- Despite an extensive body of evidence supporting the benefit and use of guideline-directed medical therapy (GDMT) for patients with heart failure with reduced ejection fraction (HFrEF), its implementation remains low
- The IMPLEMENT-HF study explored the efficacy of virtual optimization of GDMT for hospitalized patients, hypothesizing that a dedicated GDMT Team would improve GDMT optimization during admission compared to usual care
- A virtual care team-guided strategy improved GDMT in hospitalized HFrEF patients; this strategy was safe and was not associated with increased hospital length of stay.
Hospitalizations, readmission, and emergency department visits are unfortunately not uncommon for patients with heart failure with reduced ejection fraction (HFrEF). As providers seek opportunities for improving the quality of care provided to this patient group, investigators have turned to developing virtual medicine strategies, specifically the implementation of virtual care teams.

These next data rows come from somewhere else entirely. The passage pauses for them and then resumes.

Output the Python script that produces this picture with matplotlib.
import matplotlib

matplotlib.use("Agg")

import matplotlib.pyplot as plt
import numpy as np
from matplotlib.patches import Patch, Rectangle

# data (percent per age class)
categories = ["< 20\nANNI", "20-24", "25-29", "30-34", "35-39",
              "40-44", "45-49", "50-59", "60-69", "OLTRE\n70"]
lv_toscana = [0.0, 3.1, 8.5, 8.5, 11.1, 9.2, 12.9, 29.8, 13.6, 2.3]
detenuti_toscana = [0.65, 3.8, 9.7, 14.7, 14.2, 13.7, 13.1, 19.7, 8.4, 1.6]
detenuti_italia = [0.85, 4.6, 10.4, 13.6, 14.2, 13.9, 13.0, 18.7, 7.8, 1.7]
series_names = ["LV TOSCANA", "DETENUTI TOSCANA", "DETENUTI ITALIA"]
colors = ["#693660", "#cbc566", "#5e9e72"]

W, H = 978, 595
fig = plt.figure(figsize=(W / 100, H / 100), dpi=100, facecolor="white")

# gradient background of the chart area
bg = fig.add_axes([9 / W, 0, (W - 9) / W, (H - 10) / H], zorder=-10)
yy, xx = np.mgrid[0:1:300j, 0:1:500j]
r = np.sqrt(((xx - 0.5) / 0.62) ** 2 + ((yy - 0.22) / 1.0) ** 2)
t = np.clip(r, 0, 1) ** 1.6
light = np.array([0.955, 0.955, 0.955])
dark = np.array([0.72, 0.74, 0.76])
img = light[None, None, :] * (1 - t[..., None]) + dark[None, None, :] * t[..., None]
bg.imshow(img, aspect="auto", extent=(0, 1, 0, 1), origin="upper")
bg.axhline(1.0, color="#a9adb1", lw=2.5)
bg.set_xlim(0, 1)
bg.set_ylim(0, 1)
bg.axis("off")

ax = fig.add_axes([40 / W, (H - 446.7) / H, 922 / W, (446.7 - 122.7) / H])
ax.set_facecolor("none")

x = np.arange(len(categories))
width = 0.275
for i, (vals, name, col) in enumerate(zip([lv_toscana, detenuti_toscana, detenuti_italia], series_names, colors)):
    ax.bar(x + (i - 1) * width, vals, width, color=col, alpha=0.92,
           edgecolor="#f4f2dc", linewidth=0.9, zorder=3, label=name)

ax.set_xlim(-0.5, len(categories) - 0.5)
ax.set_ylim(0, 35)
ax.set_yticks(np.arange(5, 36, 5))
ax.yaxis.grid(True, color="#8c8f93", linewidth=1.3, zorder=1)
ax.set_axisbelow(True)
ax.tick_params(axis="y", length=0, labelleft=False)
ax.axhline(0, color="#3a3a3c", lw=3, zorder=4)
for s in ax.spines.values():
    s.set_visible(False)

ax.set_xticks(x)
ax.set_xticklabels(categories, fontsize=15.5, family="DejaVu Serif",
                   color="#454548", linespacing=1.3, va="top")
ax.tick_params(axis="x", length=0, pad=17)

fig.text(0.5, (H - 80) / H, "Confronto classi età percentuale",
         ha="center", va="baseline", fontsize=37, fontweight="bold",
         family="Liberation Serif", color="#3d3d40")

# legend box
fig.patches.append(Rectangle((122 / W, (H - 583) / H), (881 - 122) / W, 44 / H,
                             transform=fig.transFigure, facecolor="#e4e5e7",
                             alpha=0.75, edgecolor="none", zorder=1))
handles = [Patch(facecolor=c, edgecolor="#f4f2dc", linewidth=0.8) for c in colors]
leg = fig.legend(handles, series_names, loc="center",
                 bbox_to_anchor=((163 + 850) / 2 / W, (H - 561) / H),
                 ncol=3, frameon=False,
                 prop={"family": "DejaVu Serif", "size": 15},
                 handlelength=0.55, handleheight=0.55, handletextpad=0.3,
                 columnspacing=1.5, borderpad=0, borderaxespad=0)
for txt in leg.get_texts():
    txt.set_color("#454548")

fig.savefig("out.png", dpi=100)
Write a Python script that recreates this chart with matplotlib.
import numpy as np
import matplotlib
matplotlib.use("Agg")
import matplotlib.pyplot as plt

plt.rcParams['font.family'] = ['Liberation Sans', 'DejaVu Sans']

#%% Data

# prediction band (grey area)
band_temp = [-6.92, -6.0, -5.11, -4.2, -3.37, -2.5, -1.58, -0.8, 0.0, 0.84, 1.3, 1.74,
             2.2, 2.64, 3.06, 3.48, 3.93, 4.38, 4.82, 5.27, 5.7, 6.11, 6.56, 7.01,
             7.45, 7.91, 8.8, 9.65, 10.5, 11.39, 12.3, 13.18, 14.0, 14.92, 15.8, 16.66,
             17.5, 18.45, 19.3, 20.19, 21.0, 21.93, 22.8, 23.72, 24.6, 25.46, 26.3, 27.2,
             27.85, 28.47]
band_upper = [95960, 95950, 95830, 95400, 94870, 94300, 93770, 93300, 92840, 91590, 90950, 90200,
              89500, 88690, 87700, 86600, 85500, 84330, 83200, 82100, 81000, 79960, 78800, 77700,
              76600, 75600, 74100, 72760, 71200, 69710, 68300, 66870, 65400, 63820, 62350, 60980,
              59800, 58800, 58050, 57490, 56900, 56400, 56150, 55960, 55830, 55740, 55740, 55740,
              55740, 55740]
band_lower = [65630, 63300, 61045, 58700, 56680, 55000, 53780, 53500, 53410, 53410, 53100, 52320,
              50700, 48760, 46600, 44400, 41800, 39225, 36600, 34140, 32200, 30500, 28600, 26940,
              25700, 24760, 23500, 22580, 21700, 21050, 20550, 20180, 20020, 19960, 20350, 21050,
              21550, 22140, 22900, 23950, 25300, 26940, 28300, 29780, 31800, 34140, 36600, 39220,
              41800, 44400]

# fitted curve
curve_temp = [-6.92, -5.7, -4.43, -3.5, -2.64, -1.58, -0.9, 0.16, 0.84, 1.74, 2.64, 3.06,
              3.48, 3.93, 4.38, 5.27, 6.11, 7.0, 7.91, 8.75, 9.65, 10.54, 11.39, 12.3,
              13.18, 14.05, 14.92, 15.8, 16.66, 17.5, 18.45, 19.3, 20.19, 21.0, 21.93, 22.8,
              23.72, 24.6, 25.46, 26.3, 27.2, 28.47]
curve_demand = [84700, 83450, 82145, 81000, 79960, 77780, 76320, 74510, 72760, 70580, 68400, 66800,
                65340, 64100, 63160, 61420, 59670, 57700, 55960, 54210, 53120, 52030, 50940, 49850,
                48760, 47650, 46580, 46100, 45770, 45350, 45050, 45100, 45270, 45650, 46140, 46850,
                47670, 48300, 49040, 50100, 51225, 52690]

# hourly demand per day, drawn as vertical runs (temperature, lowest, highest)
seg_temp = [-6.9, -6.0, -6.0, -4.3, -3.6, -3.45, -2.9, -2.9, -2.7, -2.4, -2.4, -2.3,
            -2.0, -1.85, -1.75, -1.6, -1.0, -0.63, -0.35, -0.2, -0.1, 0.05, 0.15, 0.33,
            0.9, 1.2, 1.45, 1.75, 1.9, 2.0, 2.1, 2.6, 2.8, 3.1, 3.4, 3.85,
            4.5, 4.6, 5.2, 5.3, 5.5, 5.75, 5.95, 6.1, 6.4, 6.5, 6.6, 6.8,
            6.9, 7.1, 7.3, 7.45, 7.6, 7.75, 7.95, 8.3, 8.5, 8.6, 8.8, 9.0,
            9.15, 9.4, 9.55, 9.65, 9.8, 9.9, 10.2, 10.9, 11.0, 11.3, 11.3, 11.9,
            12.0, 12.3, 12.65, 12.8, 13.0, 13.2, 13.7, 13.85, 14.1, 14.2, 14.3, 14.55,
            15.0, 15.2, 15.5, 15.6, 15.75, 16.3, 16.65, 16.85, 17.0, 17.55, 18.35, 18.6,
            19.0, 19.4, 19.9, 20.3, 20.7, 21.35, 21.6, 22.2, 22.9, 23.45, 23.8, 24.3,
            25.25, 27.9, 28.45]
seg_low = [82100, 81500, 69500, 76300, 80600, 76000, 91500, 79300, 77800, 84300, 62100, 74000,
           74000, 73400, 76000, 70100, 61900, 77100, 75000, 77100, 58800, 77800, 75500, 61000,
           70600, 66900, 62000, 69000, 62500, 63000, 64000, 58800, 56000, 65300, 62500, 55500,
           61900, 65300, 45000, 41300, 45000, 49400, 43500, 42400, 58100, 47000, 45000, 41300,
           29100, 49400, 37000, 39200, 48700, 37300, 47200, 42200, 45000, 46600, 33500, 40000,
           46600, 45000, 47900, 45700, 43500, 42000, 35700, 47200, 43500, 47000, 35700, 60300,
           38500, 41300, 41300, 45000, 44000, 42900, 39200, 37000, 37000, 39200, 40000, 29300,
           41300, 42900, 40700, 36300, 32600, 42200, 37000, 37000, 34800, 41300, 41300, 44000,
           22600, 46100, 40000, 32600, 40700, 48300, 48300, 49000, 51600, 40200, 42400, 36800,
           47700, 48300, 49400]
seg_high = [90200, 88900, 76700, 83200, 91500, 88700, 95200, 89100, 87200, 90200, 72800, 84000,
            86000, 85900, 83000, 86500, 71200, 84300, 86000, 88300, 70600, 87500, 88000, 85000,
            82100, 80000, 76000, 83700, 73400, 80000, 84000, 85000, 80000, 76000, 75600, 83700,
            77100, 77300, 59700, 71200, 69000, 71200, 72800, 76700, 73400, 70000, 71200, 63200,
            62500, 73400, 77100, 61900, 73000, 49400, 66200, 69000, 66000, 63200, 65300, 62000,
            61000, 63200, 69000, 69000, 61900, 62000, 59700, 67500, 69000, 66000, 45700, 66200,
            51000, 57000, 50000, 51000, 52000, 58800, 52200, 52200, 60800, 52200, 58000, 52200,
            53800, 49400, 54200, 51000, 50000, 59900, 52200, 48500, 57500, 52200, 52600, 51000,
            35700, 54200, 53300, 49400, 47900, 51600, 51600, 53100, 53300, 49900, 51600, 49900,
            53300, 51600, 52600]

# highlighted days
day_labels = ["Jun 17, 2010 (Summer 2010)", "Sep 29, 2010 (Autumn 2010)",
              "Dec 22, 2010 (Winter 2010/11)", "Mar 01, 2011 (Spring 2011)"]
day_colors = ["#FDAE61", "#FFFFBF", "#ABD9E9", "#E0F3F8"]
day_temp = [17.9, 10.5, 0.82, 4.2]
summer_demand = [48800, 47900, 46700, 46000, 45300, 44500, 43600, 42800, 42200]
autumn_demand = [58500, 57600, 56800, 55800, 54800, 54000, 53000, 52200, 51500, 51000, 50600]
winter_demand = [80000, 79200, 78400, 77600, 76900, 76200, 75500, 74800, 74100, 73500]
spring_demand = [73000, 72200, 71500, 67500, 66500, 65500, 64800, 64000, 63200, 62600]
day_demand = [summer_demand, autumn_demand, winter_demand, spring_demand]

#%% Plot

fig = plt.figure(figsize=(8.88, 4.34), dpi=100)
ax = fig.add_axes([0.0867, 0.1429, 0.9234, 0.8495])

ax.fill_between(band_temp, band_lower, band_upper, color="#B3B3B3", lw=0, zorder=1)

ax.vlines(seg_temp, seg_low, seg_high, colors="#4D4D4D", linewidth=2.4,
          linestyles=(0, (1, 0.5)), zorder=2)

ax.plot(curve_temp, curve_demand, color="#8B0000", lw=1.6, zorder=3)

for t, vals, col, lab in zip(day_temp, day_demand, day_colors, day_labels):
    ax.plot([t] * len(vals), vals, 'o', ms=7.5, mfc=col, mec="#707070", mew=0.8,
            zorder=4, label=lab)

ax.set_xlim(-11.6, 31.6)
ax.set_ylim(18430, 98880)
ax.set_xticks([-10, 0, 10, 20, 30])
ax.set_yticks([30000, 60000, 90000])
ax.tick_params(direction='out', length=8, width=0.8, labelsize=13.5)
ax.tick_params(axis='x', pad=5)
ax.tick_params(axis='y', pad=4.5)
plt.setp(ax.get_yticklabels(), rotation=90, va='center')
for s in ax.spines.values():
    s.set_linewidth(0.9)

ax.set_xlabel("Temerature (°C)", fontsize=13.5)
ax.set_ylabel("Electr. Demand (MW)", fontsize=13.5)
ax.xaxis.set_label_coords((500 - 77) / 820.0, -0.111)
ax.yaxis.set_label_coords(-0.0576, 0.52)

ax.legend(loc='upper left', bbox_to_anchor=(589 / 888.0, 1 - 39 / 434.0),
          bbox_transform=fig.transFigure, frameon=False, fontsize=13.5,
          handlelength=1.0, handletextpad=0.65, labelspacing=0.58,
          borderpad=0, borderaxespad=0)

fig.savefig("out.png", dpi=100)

Admissions pose a unique opportunity for patients with HFrEF to optimize available guideline-directed medical therapy (GDMT, i.e., evidence-based ß-blockers, ACEi/ARB/ARNI, MRA, & SGLT2i) under close supervision, yet this requires nuanced understanding of such medications in order for uptitration to be safe and effective. Recent advances in virtual medicine have positioned virtual consultation and outreach in a unique place to improve patient care. In the study titled, Safety And Efficacy Of Virtual Care Team Guided Therapeutic Optimization During Hospitalization In Patients With HFrEF, or the IMPLEMENT-HF Study, investigators used a virtual care team to aid inpatient providers in therapeutic changes during hospital admissions for any cause.
IMPLEMENT-HF was a prospective implementation trial in patients with HFrEF admitted to 3 hospitals within an integrated healthcare delivery system (Mass General Brigham, Boston, MA) from October 2021 through June 2022. The study evaluated inpatient therapeutic changes to GDMT for consecutive admissions in HFrEF patients hospitalized with and without implementation of a virtual care team-guided strategy. There were three sites included in the study, comprised of an academic medical center, a community teaching hospital, and a community hospital. The virtual care team was comprised of a pharmacist and physician who provided GDMT optimization suggestions to primary teams based on an evidence-based algorithm. Patients had to be ≥18 years of age, with an LVEF ≤40%, and admitted to a participating facility on a non-intensive care unit medical or surgical service to be included in the study. Importantly, patients with critical illness and systolic blood pressure less than 90 mmHg in the preceding 24 hours prior to study enrollment were excluded; other exclusion criteria included severe valvular disease, pulmonary hypertension, recent cardiac intervention, or admission for COVID-19 among others. A total of 252 patient encounters were selected after review by investigators (198 unique patients). After allocation and follow up, 143 encounters received usual care and 106 received the virtual care team-guided intervention. The primary outcome was GDMT optimization score, described as the sum of positive (+2 for new initiations, 1+ for dose up-titrations) and negative therapeutic changes (-2 for discontinuations, -1 for dose down-titrations) at hospital discharge compared to medication regimen on admission. Both patient groups were well-matched in terms of baseline characteristics. Important to note, 70% of patients were admitted for indications other than a heart failure exacerbation, 20% of patients had de novo heart failure presentations.
The use of a virtual care team to optimize GDMT during consecutive hospitalizations showed a statistically significant improvement in GDMT optimization score (+1.2, 95% confidence interval [CI] +0.7 to +1.8; per adjusted beta coefficient) with a p-value of <0.001. Secondary outcomes showed an increase in new initiations across all GDMT classes, with beta blockers and mineralocorticoid antagonists having statistically significant new initiations. A highlight of the results was the number needed to intervene of 5 encounters. In-hospital adverse events were examined as a marker of safety; there were no significant differences between the virtual care team strategy and usual care in terms of hypertension, hyperkalemia, acute kidney injury, bradycardia, and in-hospital death.
A virtual care team-guided strategy improved GDMT in hospitalized HFrEF patients. Importantly, investigators found that this strategy was safe, scalable, and was not associated with increased hospital length of stay. While presenting the results, Dr. Ankeet Bhatt remarked that “benefits were consistent across most subgroups, including hospitalizations for non-heart failure indications and de novo heart failure presentations.” This study adds to a mounting body of evidence supporting the use of virtual medicine resources across the spectrum of care for patients with HFrEF. Future studies externally validating these findings with a focus on medication durability and clinical outcomes stemming from the use of virtual care teams would add to the growing promise of virtual medicine.